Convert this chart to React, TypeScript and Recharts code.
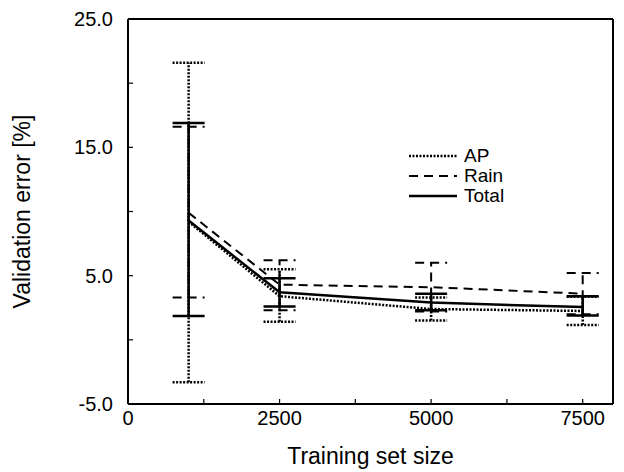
import React from 'react';
import { ComposedChart, Line, XAxis, YAxis, ErrorBar } from 'recharts';

const sizes = [1000, 2500, 5000, 7500];

const apMean = [9.2, 3.4, 2.4, 2.25];
const apLow = [-3.3, 1.4, 1.5, 1.15];
const apHigh = [21.6, 5.5, 3.3, 3.35];

const rainMean = [9.9, 4.3, 4.1, 3.6];
const rainLow = [3.3, 2.3, 2.2, 2.0];
const rainHigh = [16.6, 6.2, 6.0, 5.2];

const totalMean = [9.3, 3.7, 2.9, 2.55];
const totalLow = [1.85, 2.6, 2.3, 1.9];
const totalHigh = [16.9, 4.8, 3.6, 3.4];

const xTicks = [0, 1250, 2500, 3750, 5000, 6250, 7500];
const xLabels = [0, 2500, 5000, 7500];
const yTicks = [-5, 0, 5, 10, 15, 20, 25];
const yLabels = [-5, 5, 15, 25];

// error bars take [below, above] offsets from the mean
const data = sizes.map((size, i) => ({
  size,
  ap: apMean[i],
  apErr: [apMean[i] - apLow[i], apHigh[i] - apMean[i]],
  rain: rainMean[i],
  rainErr: [rainMean[i] - rainLow[i], rainHigh[i] - rainMean[i]],
  total: totalMean[i],
  totalErr: [totalMean[i] - totalLow[i], totalHigh[i] - totalMean[i]],
}));

const FONT = 'Liberation Sans, Arial, Helvetica, sans-serif';

const series = [
  { key: 'ap', name: 'AP', dash: '2 1.5', width: 2.5 },
  { key: 'rain', name: 'Rain', dash: '9 6', width: 2 },
  { key: 'total', name: 'Total', dash: undefined as string | undefined, width: 2.5 },
];

function LegendBox() {
  return (
    <div style={{ position: 'absolute', left: 409, top: 146, fontFamily: FONT, fontSize: 19, color: '#000', lineHeight: '20px' }}>
      {series.map((s) => (
        <div key={s.key} style={{ display: 'flex', alignItems: 'center', height: 20 }}>
          <svg width={48} height={6} style={{ marginRight: 7 }}>
            <line x1={0} y1={3} x2={48} y2={3} stroke="#000" strokeWidth={s.width} strokeDasharray={s.dash} />
          </svg>
          <span>{s.name}</span>
        </div>
      ))}
    </div>
  );
}

const axisLine = { stroke: '#000', strokeWidth: 2 };
const tickLine = { stroke: '#000', strokeWidth: 1.2 };

export default function App() {
  return (
    <div style={{ position: 'absolute', left: 0, top: 0, width: 624, height: 472, background: '#fff' }}>
      <ComposedChart width={624} height={472} data={data} margin={{ top: 18, right: 10, left: 0, bottom: 0 }}>
        <XAxis
          xAxisId={0}
          dataKey="size"
          type="number"
          domain={[0, 8000]}
          ticks={xTicks}
          tickFormatter={(v: number) => (xLabels.includes(v) ? String(v) : '')}
          height={68}
          tickSize={-5}
          tickMargin={12}
          axisLine={axisLine}
          tickLine={tickLine}
          tick={{ fill: '#000', fontSize: 20, fontFamily: FONT }}
          interval={0}
          label={{ value: 'Training set size', position: 'insideBottom', offset: 8, fill: '#000', fontSize: 23, fontFamily: FONT }}
        />
        <XAxis
          xAxisId="top"
          orientation="top"
          dataKey="size"
          type="number"
          domain={[0, 8000]}
          ticks={xTicks}
          height={1}
          tickSize={-5}
          axisLine={axisLine}
          tickLine={tickLine}
          tick={false}
          interval={0}
        />
        <YAxis
          yAxisId={0}
          type="number"
          domain={[-5, 25]}
          allowDataOverflow
          ticks={yTicks}
          tickFormatter={(v: number) => (yLabels.includes(v) ? v.toFixed(1) : '')}
          width={128}
          tickSize={-5}
          tickMargin={20}
          axisLine={axisLine}
          tickLine={tickLine}
          tick={{ fill: '#000', fontSize: 20, fontFamily: FONT }}
          interval={0}
          label={{ value: 'Validation error [%]', angle: -90, position: 'insideLeft', offset: 22, fill: '#000', fontSize: 23, fontFamily: FONT, style: { textAnchor: 'middle' } }}
        />
        <YAxis
          yAxisId="right"
          orientation="right"
          type="number"
          domain={[-5, 25]}
          allowDataOverflow
          ticks={yTicks}
          width={1}
          tickSize={-5}
          axisLine={axisLine}
          tickLine={tickLine}
          tick={false}
          interval={0}
        />
        {/* invisible series so the top and right frame axes get drawn */}
        <Line
          xAxisId="top"
          yAxisId="right"
          dataKey="total"
          stroke="none"
          dot={false}
          activeDot={false}
          legendType="none"
          isAnimationActive={false}
        />
        {series.map((s) => (
          <Line
            key={s.key}
            dataKey={s.key}
            name={s.name}
            type="linear"
            stroke="#000"
            strokeWidth={s.width}
            strokeDasharray={s.dash}
            dot={false}
            isAnimationActive={false}
          >
            <ErrorBar
              dataKey={`${s.key}Err`}
              direction="y"
              width={16}
              stroke="#000"
              strokeWidth={s.width}
              strokeDasharray={s.dash}
            />
          </Line>
        ))}
      </ComposedChart>
      <LegendBox />
    </div>
  );
}
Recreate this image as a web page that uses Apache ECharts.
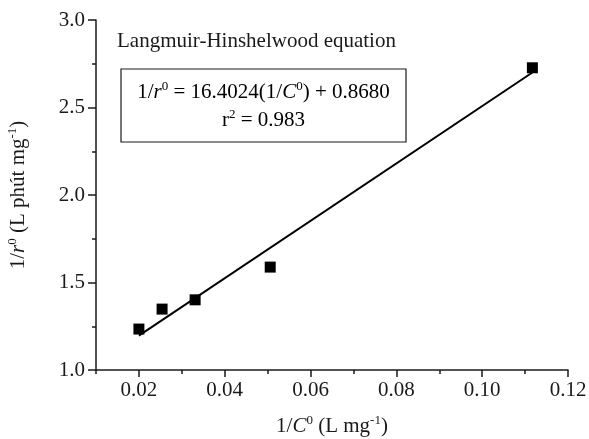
<!DOCTYPE html>
<html>
<head>
<meta charset="utf-8">
<script src="https://cdn.jsdelivr.net/npm/echarts@6/dist/echarts.min.js"></script>
<style>html,body{margin:0;padding:0;background:#fff}#c{width:589px;height:439px}</style>
</head>
<body>
<div id="c"></div>
<script>
// Data
const invC0 = [0.0200, 0.0254, 0.0331, 0.0506, 0.1117];
const invR0 = [1.234, 1.348, 1.401, 1.588, 2.727];
const fitSlope = 16.4024;
const fitIntercept = 0.8680;
const fitRange = [0.0200, 0.1117];
const xMajorTicks = [0.02, 0.04, 0.06, 0.08, 0.10, 0.12];
const xMinorTicks = [0.01, 0.03, 0.05, 0.07, 0.09, 0.11];
const yTicks = [1.0, 1.5, 2.0, 2.5, 3.0];

const FONT = '"Liberation Serif", "DejaVu Serif", serif';
const INK = '#1a1a1a';

const scatterData = invC0.map((x, i) => [x, invR0[i]]);
const fitData = fitRange.map(x => [x, fitSlope * x + fitIntercept]);

const supStyle = { fontFamily: FONT, fontSize: 13, color: INK, verticalAlign: 'top', lineHeight: 13 };
const nStyle = { fontFamily: FONT, fontSize: 21, color: INK, lineHeight: 24 };
const iStyle = { fontFamily: FONT, fontSize: 21, color: INK, fontStyle: 'italic', lineHeight: 24 };
const rich = { n: nStyle, i: iStyle, s: supStyle };

const chart = echarts.init(document.getElementById('c'), null, { renderer: 'canvas' });
chart.setOption({
  animation: false,
  backgroundColor: '#fff',
  grid: { left: 96, right: 21, top: 20, bottom: 69, containLabel: false, outerBoundsMode: 'none' },
  xAxis: [{
    type: 'value', min: 0.01, max: 0.12,
    splitLine: { show: false },
    axisLine: { show: true, onZero: false, lineStyle: { color: INK, width: 1.5 } },
    axisTick: { show: true, inside: false, length: 7, lineStyle: { color: INK, width: 1.5 }, customValues: xMajorTicks },
    axisLabel: { customValues: xMajorTicks, margin: 10, fontFamily: FONT, fontSize: 21, color: INK,
      formatter: v => v.toFixed(2) },
    name: '{n|1/}{i|C}{s|0}{n| (L mg}{s|-1}{n|)}',
    nameLocation: 'middle', nameGap: 44,
    nameTextStyle: { rich: rich }
  }, {
    type: 'value', min: 0.01, max: 0.12, position: 'bottom',
    splitLine: { show: false },
    axisLine: { show: false },
    axisTick: { show: true, length: 4, lineStyle: { color: INK, width: 1.5 }, customValues: xMinorTicks },
    axisLabel: { show: false }
  }],
  yAxis: {
    type: 'value', min: 1.0, max: 3.0, interval: 0.5,
    splitLine: { show: false },
    axisLine: { show: true, onZero: false, lineStyle: { color: INK, width: 1.5 } },
    axisTick: { show: true, length: 8, lineStyle: { color: INK, width: 1.5 } },
    minorTick: { show: true, splitNumber: 2, length: 4, lineStyle: { color: INK, width: 1.5 } },
    axisLabel: { margin: 11, fontFamily: FONT, fontSize: 21, color: INK,
      formatter: v => v.toFixed(1) },
    name: '{n|1/}{i|r}{s|0}{n| (L phút mg}{s|-1}{n|)}',
    nameLocation: 'middle', nameGap: 66, nameRotate: 90,
    nameTextStyle: { rich: rich }
  },
  series: [{
    type: 'line', data: fitData, xAxisIndex: 0, symbol: 'none',
    lineStyle: { color: '#000', width: 2 }, z: 2
  }, {
    type: 'scatter', data: scatterData, xAxisIndex: 0, symbol: 'rect', symbolSize: 11,
    itemStyle: { color: '#000', opacity: 1 }, z: 3
  }],
  graphic: [{
    type: 'text', left: 117, top: 31,
    style: { text: 'Langmuir-Hinshelwood equation', font: '21px ' + FONT, fill: INK }
  }, {
    type: 'rect', shape: { x: 121, y: 69, width: 285, height: 73 },
    style: { fill: 'none', stroke: INK, lineWidth: 1.2 }
  }, {
    type: 'text', x: 263.5, y: 80,
    style: { text: '{n|1/}{i|r}{s|0}{n| = 16.4024(1/}{i|C}{s|0}{n|) + 0.8680}', rich: rich,
      align: 'center', verticalAlign: 'top' }
  }, {
    type: 'text', x: 263.5, y: 108,
    style: { text: '{n|r}{s|2}{n| = 0.983}', rich: rich, align: 'center', verticalAlign: 'top' }
  }]
});
</script>
</body>
</html>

■ TASK INSTRUCTIONS: Return exactly what appears from the opening line of the material through the line with "stroke: '#000', strokeWidth: 1.2", apart from the pictures.

■ THE RESPONSE:
Convert this chart to React, TypeScript and Recharts code.
import React from 'react';
import { ComposedChart, Line, XAxis, YAxis, ErrorBar } from 'recharts';

const sizes = [1000, 2500, 5000, 7500];

const apMean = [9.2, 3.4, 2.4, 2.25];
const apLow = [-3.3, 1.4, 1.5, 1.15];
const apHigh = [21.6, 5.5, 3.3, 3.35];

const rainMean = [9.9, 4.3, 4.1, 3.6];
const rainLow = [3.3, 2.3, 2.2, 2.0];
const rainHigh = [16.6, 6.2, 6.0, 5.2];

const totalMean = [9.3, 3.7, 2.9, 2.55];
const totalLow = [1.85, 2.6, 2.3, 1.9];
const totalHigh = [16.9, 4.8, 3.6, 3.4];

const xTicks = [0, 1250, 2500, 3750, 5000, 6250, 7500];
const xLabels = [0, 2500, 5000, 7500];
const yTicks = [-5, 0, 5, 10, 15, 20, 25];
const yLabels = [-5, 5, 15, 25];

// error bars take [below, above] offsets from the mean
const data = sizes.map((size, i) => ({
  size,
  ap: apMean[i],
  apErr: [apMean[i] - apLow[i], apHigh[i] - apMean[i]],
  rain: rainMean[i],
  rainErr: [rainMean[i] - rainLow[i], rainHigh[i] - rainMean[i]],
  total: totalMean[i],
  totalErr: [totalMean[i] - totalLow[i], totalHigh[i] - totalMean[i]],
}));

const FONT = 'Liberation Sans, Arial, Helvetica, sans-serif';

const series = [
  { key: 'ap', name: 'AP', dash: '2 1.5', width: 2.5 },
  { key: 'rain', name: 'Rain', dash: '9 6', width: 2 },
  { key: 'total', name: 'Total', dash: undefined as string | undefined, width: 2.5 },
];

function LegendBox() {
  return (
    <div style={{ position: 'absolute', left: 409, top: 146, fontFamily: FONT, fontSize: 19, color: '#000', lineHeight: '20px' }}>
      {series.map((s) => (
        <div key={s.key} style={{ display: 'flex', alignItems: 'center', height: 20 }}>
          <svg width={48} height={6} style={{ marginRight: 7 }}>
            <line x1={0} y1={3} x2={48} y2={3} stroke="#000" strokeWidth={s.width} strokeDasharray={s.dash} />
          </svg>
          <span>{s.name}</span>
        </div>
      ))}
    </div>
  );
}

const axisLine = { stroke: '#000', strokeWidth: 2 };
const tickLine = { stroke: '#000', strokeWidth: 1.2 };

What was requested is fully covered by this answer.